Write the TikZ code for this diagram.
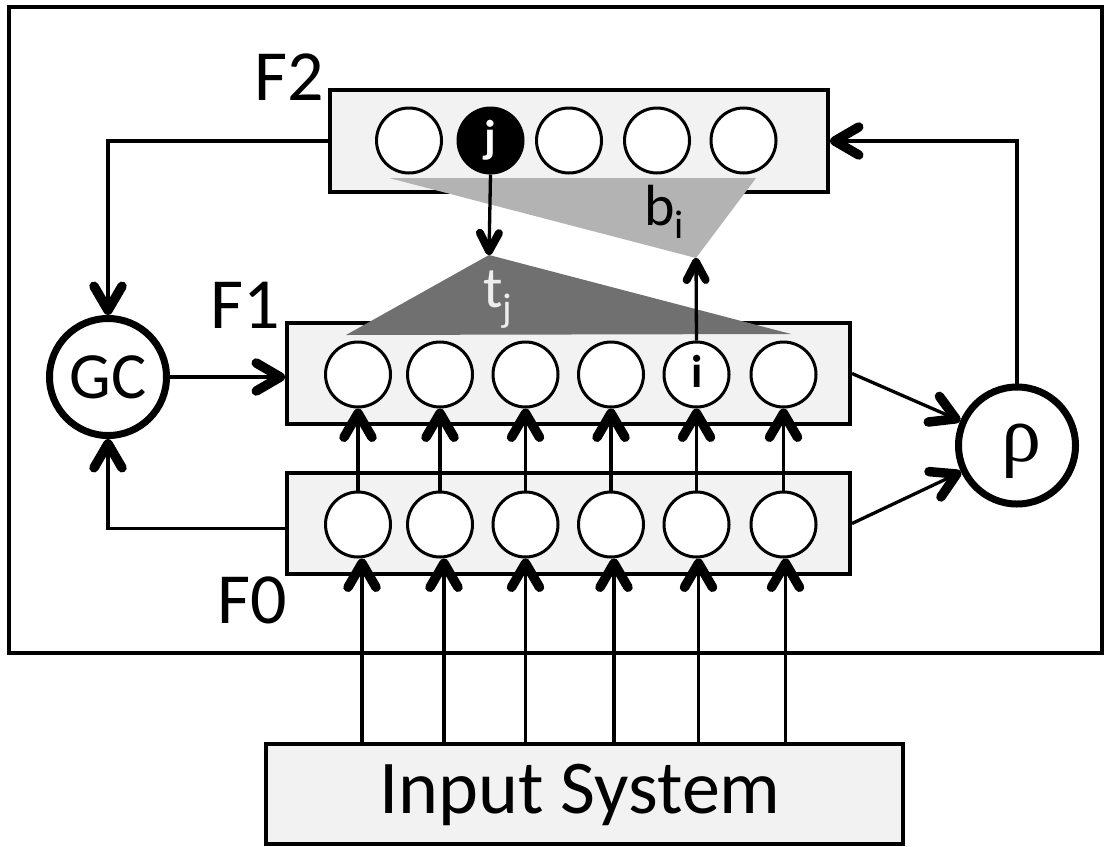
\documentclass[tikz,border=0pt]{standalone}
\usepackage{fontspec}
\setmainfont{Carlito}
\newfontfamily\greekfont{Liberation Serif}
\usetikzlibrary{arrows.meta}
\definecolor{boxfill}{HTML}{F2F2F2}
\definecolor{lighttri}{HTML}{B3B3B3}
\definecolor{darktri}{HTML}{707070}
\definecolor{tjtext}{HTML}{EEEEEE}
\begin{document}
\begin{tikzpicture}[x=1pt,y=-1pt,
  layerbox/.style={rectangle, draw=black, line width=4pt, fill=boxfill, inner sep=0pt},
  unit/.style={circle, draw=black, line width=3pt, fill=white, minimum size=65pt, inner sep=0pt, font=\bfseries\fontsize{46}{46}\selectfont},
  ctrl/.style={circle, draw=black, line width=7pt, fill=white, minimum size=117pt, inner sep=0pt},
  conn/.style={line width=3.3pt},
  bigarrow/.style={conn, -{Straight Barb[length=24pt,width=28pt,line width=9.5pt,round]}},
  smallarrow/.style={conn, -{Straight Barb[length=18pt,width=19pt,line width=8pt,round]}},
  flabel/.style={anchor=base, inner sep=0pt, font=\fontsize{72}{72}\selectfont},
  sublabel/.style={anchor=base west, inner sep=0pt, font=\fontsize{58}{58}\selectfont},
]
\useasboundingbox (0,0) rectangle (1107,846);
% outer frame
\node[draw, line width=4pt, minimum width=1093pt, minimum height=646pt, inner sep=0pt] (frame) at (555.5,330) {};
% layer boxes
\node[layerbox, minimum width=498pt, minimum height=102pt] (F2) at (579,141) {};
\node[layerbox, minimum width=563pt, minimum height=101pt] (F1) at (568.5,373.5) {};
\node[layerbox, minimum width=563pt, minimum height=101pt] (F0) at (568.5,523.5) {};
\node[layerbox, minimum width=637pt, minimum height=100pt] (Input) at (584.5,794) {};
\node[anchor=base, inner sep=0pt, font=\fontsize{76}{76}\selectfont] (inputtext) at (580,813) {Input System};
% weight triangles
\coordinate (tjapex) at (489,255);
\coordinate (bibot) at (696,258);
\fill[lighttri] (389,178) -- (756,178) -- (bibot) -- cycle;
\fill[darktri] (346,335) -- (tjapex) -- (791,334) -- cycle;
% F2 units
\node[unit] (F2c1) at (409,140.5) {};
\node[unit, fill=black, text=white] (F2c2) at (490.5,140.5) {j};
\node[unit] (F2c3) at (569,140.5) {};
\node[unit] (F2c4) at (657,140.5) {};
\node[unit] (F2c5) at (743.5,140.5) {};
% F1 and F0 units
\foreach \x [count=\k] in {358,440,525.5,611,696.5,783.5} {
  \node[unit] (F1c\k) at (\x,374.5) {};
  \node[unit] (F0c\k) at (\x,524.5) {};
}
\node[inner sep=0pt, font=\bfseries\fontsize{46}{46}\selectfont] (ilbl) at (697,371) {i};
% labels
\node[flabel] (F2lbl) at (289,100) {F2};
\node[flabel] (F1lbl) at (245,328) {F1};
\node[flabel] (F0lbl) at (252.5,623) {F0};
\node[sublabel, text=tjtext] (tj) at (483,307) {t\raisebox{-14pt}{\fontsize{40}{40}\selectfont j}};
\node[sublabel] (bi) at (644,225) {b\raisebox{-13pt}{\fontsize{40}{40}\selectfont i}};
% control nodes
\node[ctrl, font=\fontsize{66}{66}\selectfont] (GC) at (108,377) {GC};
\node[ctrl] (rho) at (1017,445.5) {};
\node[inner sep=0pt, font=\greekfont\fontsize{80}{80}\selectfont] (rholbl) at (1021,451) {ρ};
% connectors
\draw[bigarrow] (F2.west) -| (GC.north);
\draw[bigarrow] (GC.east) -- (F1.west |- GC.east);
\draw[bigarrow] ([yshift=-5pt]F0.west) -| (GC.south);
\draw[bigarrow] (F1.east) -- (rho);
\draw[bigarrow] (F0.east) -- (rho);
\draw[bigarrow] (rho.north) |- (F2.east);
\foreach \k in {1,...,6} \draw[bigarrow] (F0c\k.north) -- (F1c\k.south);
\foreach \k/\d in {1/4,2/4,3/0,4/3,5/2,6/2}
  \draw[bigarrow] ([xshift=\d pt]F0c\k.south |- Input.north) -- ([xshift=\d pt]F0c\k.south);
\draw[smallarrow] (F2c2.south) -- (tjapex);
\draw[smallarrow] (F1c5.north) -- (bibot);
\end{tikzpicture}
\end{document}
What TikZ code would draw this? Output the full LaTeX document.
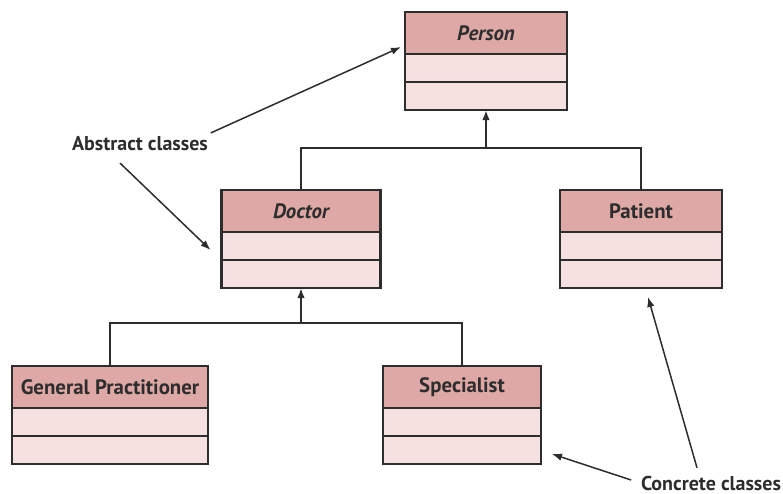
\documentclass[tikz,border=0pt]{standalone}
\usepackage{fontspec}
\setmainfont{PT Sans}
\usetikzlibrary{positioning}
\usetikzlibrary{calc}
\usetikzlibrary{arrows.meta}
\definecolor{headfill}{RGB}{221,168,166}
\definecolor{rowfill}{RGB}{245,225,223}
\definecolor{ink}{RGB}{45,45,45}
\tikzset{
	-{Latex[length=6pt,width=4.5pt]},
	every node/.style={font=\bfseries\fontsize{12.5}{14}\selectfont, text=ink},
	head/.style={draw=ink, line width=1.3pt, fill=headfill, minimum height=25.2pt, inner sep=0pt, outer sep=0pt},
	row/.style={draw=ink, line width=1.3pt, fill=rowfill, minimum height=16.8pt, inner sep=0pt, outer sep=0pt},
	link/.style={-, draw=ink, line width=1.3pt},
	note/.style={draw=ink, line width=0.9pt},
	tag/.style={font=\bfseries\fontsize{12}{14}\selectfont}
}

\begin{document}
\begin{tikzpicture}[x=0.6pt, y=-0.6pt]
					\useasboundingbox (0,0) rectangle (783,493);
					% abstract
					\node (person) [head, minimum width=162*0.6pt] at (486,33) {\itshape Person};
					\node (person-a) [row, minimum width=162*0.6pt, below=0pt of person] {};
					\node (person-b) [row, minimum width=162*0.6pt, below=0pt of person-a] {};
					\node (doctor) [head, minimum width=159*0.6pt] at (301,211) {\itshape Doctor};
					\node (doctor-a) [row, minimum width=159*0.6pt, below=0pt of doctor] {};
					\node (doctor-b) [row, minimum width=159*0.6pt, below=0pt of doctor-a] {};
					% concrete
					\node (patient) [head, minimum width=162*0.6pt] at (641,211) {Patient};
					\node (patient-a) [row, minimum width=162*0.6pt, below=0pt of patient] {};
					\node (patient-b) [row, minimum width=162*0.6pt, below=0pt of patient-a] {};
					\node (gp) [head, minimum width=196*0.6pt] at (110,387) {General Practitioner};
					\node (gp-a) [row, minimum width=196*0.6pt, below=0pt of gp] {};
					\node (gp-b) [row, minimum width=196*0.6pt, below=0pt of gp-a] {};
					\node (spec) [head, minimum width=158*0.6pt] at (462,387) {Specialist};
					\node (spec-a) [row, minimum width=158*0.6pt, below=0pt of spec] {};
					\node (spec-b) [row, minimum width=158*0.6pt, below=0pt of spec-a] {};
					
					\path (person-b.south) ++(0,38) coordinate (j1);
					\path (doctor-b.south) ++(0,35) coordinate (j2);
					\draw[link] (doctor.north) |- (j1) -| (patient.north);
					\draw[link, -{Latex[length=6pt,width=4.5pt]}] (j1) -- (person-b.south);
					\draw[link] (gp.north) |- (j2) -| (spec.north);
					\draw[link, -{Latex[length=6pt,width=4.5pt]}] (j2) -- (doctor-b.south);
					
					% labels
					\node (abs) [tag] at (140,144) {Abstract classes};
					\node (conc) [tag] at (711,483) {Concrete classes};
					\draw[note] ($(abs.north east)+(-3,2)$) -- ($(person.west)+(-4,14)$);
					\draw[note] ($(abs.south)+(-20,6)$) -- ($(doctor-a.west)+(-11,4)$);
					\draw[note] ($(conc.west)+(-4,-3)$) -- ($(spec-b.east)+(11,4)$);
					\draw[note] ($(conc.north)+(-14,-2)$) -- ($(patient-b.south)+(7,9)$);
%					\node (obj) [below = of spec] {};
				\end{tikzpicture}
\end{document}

= = = =

__SHORT TASK__.
Quote only the lines running from the line with "What TikZ code" to the line with "(spec-b) [row, minimum", ends included, exactly as they appear and without the pictures.

__EXERCISE RESULT__.
What TikZ code would draw this? Output the full LaTeX document.
\documentclass[tikz,border=0pt]{standalone}
\usepackage{fontspec}
\setmainfont{PT Sans}
\usetikzlibrary{positioning}
\usetikzlibrary{calc}
\usetikzlibrary{arrows.meta}
\definecolor{headfill}{RGB}{221,168,166}
\definecolor{rowfill}{RGB}{245,225,223}
\definecolor{ink}{RGB}{45,45,45}
\tikzset{
	-{Latex[length=6pt,width=4.5pt]},
	every node/.style={font=\bfseries\fontsize{12.5}{14}\selectfont, text=ink},
	head/.style={draw=ink, line width=1.3pt, fill=headfill, minimum height=25.2pt, inner sep=0pt, outer sep=0pt},
	row/.style={draw=ink, line width=1.3pt, fill=rowfill, minimum height=16.8pt, inner sep=0pt, outer sep=0pt},
	link/.style={-, draw=ink, line width=1.3pt},
	note/.style={draw=ink, line width=0.9pt},
	tag/.style={font=\bfseries\fontsize{12}{14}\selectfont}
}

\begin{document}
\begin{tikzpicture}[x=0.6pt, y=-0.6pt]
					\useasboundingbox (0,0) rectangle (783,493);
					% abstract
					\node (person) [head, minimum width=162*0.6pt] at (486,33) {\itshape Person};
					\node (person-a) [row, minimum width=162*0.6pt, below=0pt of person] {};
					\node (person-b) [row, minimum width=162*0.6pt, below=0pt of person-a] {};
					\node (doctor) [head, minimum width=159*0.6pt] at (301,211) {\itshape Doctor};
					\node (doctor-a) [row, minimum width=159*0.6pt, below=0pt of doctor] {};
					\node (doctor-b) [row, minimum width=159*0.6pt, below=0pt of doctor-a] {};
					% concrete
					\node (patient) [head, minimum width=162*0.6pt] at (641,211) {Patient};
					\node (patient-a) [row, minimum width=162*0.6pt, below=0pt of patient] {};
					\node (patient-b) [row, minimum width=162*0.6pt, below=0pt of patient-a] {};
					\node (gp) [head, minimum width=196*0.6pt] at (110,387) {General Practitioner};
					\node (gp-a) [row, minimum width=196*0.6pt, below=0pt of gp] {};
					\node (gp-b) [row, minimum width=196*0.6pt, below=0pt of gp-a] {};
					\node (spec) [head, minimum width=158*0.6pt] at (462,387) {Specialist};
					\node (spec-a) [row, minimum width=158*0.6pt, below=0pt of spec] {};
					\node (spec-b) [row, minimum width=158*0.6pt, below=0pt of spec-a] {};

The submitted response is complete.